Dry box newbuild prices rallied strongly in 2020 from the lows of the prior year to reach their highest level since 2011 by the fourth quarter, with a YoY gain of 75%. Then by 2Q21 40ft high cube containers breached the $6,500 threshold, more than doubling over the year, to reach their highest value since Drewry started monitoring container equipment prices back as far as 1998.
“Pricing has been driven by soaring demand for newbuild containers as shipping lines and lessors have been seeking to rebuild fleets in the face of chronic equipment availability due to widening disruption across the container supply chain,” said John Fossey, Head of Container Equipment & Leasing Research at Drewry. “But also increased input costs, particularly for Corten steel and flooring materials have also played a part. We expect dry box prices to peak in the third quarter and to soften thereafter, easing further over subsequent years as trade normalises.”

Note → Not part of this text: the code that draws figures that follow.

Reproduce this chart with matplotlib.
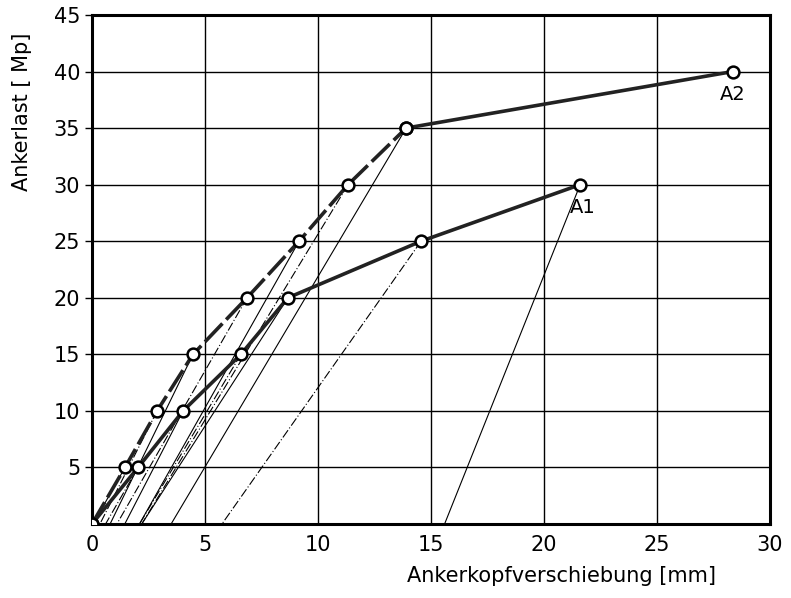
import matplotlib
matplotlib.use("Agg")
import matplotlib.pyplot as plt

# Belastungskurven der Anker A1 und A2 (Verschiebung in mm, Last in Mp)
a2_weg = [0, 1.46, 2.88, 4.47, 6.86, 9.16, 11.33, 13.9]
a2_last = [0, 5, 10, 15, 20, 25, 30, 35]
a2_end_weg = [13.9, 28.36]
a2_end_last = [35, 40]

a1_weg = [0, 2.04, 4.03, 6.59, 8.67, 14.56, 21.6]
a1_last = [0, 5, 10, 15, 20, 25, 30]

# bleibende Verschiebung nach Entlastung je Laststufe
a2_rest = [0.05, 0.35, 0.8, 1.1, 2.1, 2.2, 3.5]
a1_rest = [0.6, 1.45, 2.1, 2.2, 5.75, 15.6]

fig = plt.figure(figsize=(7.91, 5.98), dpi=100)
ax = fig.add_axes([0.1163, 0.1237, 0.8572, 0.8513])

ax.set_xlim(0, 30)
ax.set_ylim(0, 45)
ax.set_xticks(range(0, 31, 5))
ax.set_yticks(range(5, 46, 5))
ax.grid(True, color="black", linewidth=1.0)
ax.set_axisbelow(True)
for s in ax.spines.values():
    s.set_linewidth(2.2)
ax.tick_params(axis="both", labelsize=15, length=5, width=1, direction="out")
ax.tick_params(axis="x", length=0, pad=8)

# Entlastungsaeste (duenne Linien)
stile = ["-", (0, (8, 2, 1, 2))]
for i, (x, y, r) in enumerate(zip(a2_weg[1:], a2_last[1:], a2_rest)):
    ax.plot([x, r], [y, 0], color="black", lw=0.8, ls=stile[i % 2], zorder=2)
for i, (x, y, r) in enumerate(zip(a1_weg[1:], a1_last[1:], a1_rest)):
    ax.plot([x, r], [y, 0], color="black", lw=0.8, ls=stile[(i + 1) % 2], zorder=2)

mk = dict(marker="o", markersize=8.5, markerfacecolor="white",
          markeredgecolor="black", markeredgewidth=1.8)
ax.plot(a2_weg, a2_last, color="#222222", lw=2.6, ls=(0, (7, 1.5)), zorder=3, **mk)
ax.plot(a2_end_weg, a2_end_last, color="#222222", lw=2.6, zorder=3, **mk)
ax.plot(a1_weg, a1_last, color="#222222", lw=2.6, zorder=3, **mk)

ax.text(a2_end_weg[-1], a2_end_last[-1] - 1.2, "A2", fontsize=14, ha="center", va="top")
ax.text(a1_weg[-1] + 0.1, a1_last[-1] - 1.2, "A1", fontsize=14, ha="center", va="top")

ax.set_xlabel("Ankerkopfverschiebung [mm]", fontsize=15)
ax.xaxis.set_label_coords(0.692, -0.083)
ax.set_ylabel("Ankerlast [ Mp]", fontsize=15)
ax.yaxis.set_label_coords(-0.088, 0.81)

fig.savefig("out.png", dpi=100)
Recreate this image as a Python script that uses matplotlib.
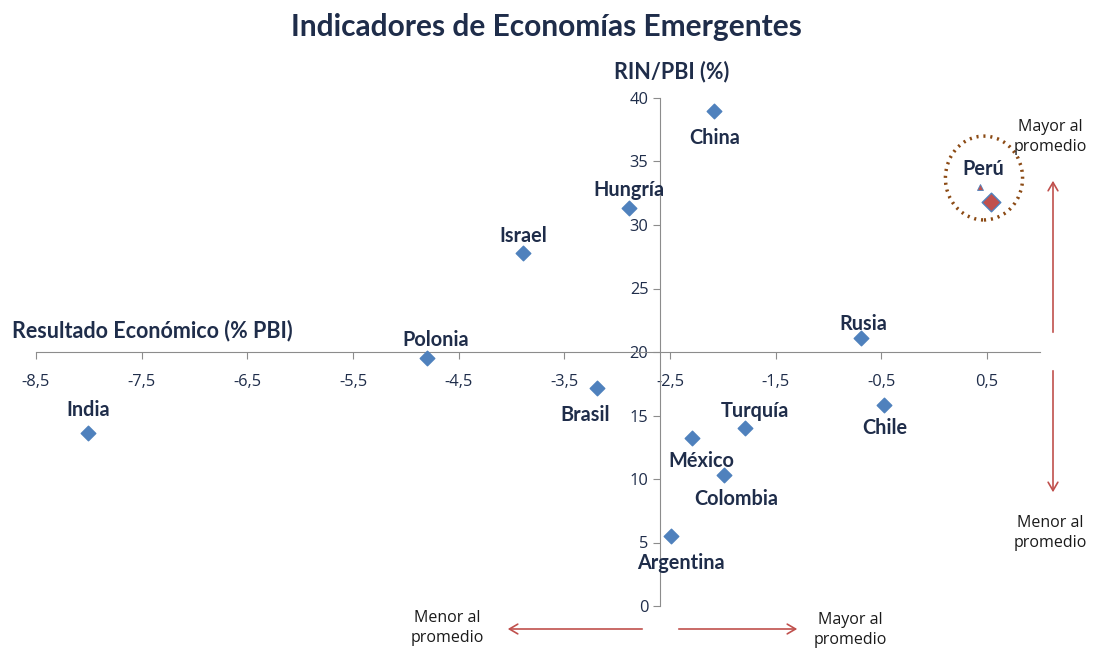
import matplotlib
matplotlib.use("Agg")
import matplotlib.pyplot as plt
from matplotlib.patches import Ellipse

# data: resultado economico (% PBI) vs RIN/PBI (%)
paises = ['China', 'Hungría', 'Israel', 'Polonia', 'Brasil', 'India', 'Rusia',
          'Chile', 'Turquía', 'México', 'Colombia', 'Argentina']
resultado = [-2.08, -2.89, -3.89, -4.80, -3.19, -8.01, -0.69,
             -0.48, -1.79, -2.29, -1.99, -2.49]
rin_pbi = [39.0, 31.3, 27.8, 19.5, 17.2, 13.6, 21.1,
           15.8, 14.0, 13.2, 10.3, 5.5]
peru_x, peru_y = 0.54, 31.8
xticks = [-8.5, -7.5, -6.5, -5.5, -4.5, -3.5, -2.5, -1.5, -0.5, 0.5]
yticks = [0, 5, 10, 15, 20, 25, 30, 35, 40]

# label offsets in pixels (dx, dy)
offsets = [(0, -27), (0, 18), (0, 17), (9, 18), (-12, -27), (0, 23), (2, 14),
           (1, -23), (10, 17), (9, -23), (12, -24), (10, -27)]

navy = '#1F2D4A'
red = '#C0504D'
blue = '#4F81BD'
plt.rcParams['font.family'] = ['Lato', 'DejaVu Sans']

W, H = 1094, 651
fig = plt.figure(figsize=(W / 100, H / 100), dpi=100)
ax = fig.add_axes([36 / W, 45 / H, 1004 / W, 508 / H])
ax.set_xlim(-8.5, 1.0)
ax.set_ylim(0, 40)

ax.scatter(resultado, rin_pbi, marker='D', s=55, color=blue, zorder=3, clip_on=False)
for name, x, y, (dx, dy) in zip(paises, resultado, rin_pbi, offsets):
    ax.annotate(name, (x, y), xytext=(dx, dy), textcoords='offset pixels',
                ha='center', va='center', fontsize=14.3, fontweight='bold', color=navy)

# Peru highlighted
ax.scatter([peru_x], [peru_y], marker='D', s=90, color=red, edgecolor=blue, lw=1, zorder=4)
ax.annotate('Perú', (peru_x, peru_y), xytext=(-8, 33), textcoords='offset pixels',
            ha='center', va='center', fontsize=14.3, fontweight='bold', color=navy)
ax.plot([peru_x - 0.11], [peru_y + 1.2], marker='^', ms=5, color=red,
        markeredgecolor=blue, mew=0.6, zorder=4)
ax.add_patch(Ellipse((peru_x - 0.07, peru_y + 1.9), 0.73, 6.6, fill=False,
                     ec='#8B4A14', lw=2.5, ls=(0, (0.6, 1.4)), clip_on=False))

# spines crossing at the averages
for s in ['top', 'right']:
    ax.spines[s].set_visible(False)
ax.spines['left'].set_position(('data', -2.6))
ax.spines['bottom'].set_position(('data', 20))
for s in ['left', 'bottom']:
    ax.spines[s].set_color('#8C8C8C')
ax.set_xticks(xticks)
ax.set_xticklabels([f'{t:.1f}'.replace('.', ',') for t in xticks])
ax.set_yticks(yticks)
ax.tick_params(axis='both', colors='#8C8C8C', labelcolor=navy, labelsize=12, length=5)
ax.tick_params(axis='x', pad=11)
ax.tick_params(axis='y', pad=3)
for lab in ax.get_xticklabels() + ax.get_yticklabels():
    lab.set_family(['Open Sans', 'DejaVu Sans'])
    lab.set_fontsize(11.8)

fig.text(546 / W, 1 - 27 / H, 'Indicadores de Economías Emergentes', ha='center', va='center',
         fontsize=21.5, fontweight='bold', color=navy)
fig.text(672 / W, 1 - 72 / H, 'RIN/PBI (%)', ha='center', va='center',
         fontsize=15.5, fontweight='bold', color=navy)
fig.text(12 / W, 1 - 331 / H, 'Resultado Económico (% PBI)', ha='left', va='center',
         fontsize=15.5, fontweight='bold', color=navy)

# reference arrows
def arrow(x0, y0, x1, y1):
    fig.add_artist(matplotlib.patches.FancyArrowPatch(
        (x0 / W, 1 - y0 / H), (x1 / W, 1 - y1 / H), transform=fig.transFigure,
        arrowstyle='->,head_length=6,head_width=3.5', color=red, lw=1.2))

arrow(645, 629, 505, 629)
arrow(676, 629, 800, 629)
arrow(1053, 335, 1053, 178)
arrow(1053, 368, 1053, 495)

for x, y, t in [(447, 628, 'Menor al\npromedio'), (850, 630, 'Mayor al\npromedio'),
                (1050, 137, 'Mayor al\npromedio'), (1050, 533, 'Menor al\npromedio')]:
    fig.text(x / W, 1 - y / H, t, ha='center', va='center', fontsize=11.5,
             color='#1a1a1a', linespacing=1.3, family=['Open Sans', 'DejaVu Sans'])

fig.savefig('out.png', dpi=100)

In sharp contrast, reefer and tank container prices changed little over 2020, but rallied in the first six months of 2021, up 6.5% and 40% YoY, respectively, in 2Q21. Prices of these specialist container types have different cost drivers to dry containers and are expected to continue rising although at a moderate pace over the next few years.
Annualised newbuild dry, reefer and tank container prices
Newbuild container output has soared through the first six months of 2021, with China dry box output climbing 235% YoY to 3 million teu and reefer production more than doubling to 260,000. Drewry expects full-year production to reach 5.2 million teu, representing a 67% YoY rise. The main buyers of this equipment have been lessors, accounting for 68% of newbuild purchases. But Drewry expects carriers to invest more in their own container pools over the near term given their much improved levels of profitability.
Despite record newbuild output, insatiable demand for equipment raised utilisation of the leased fleet across all equipment types to over 99% by the second quarter of 2021, its highest level on record. This drove dry box LTL per diem rates to their highest level in 10 years, doubling over the year, bringing investment cash returns (ICRs) back to pre-pandemic levels.
“Looking ahead, dry box per diems are forecast to rally 65% in 2021, the steepest rise since Drewry started recording lease rates in 1990,” added Fossey. “This acceleration will outpace that of newbuild prices as the lagging effect means that lease rates will stay higher for longer, lifting ICRs further. But thereafter we expect some softening of returns.”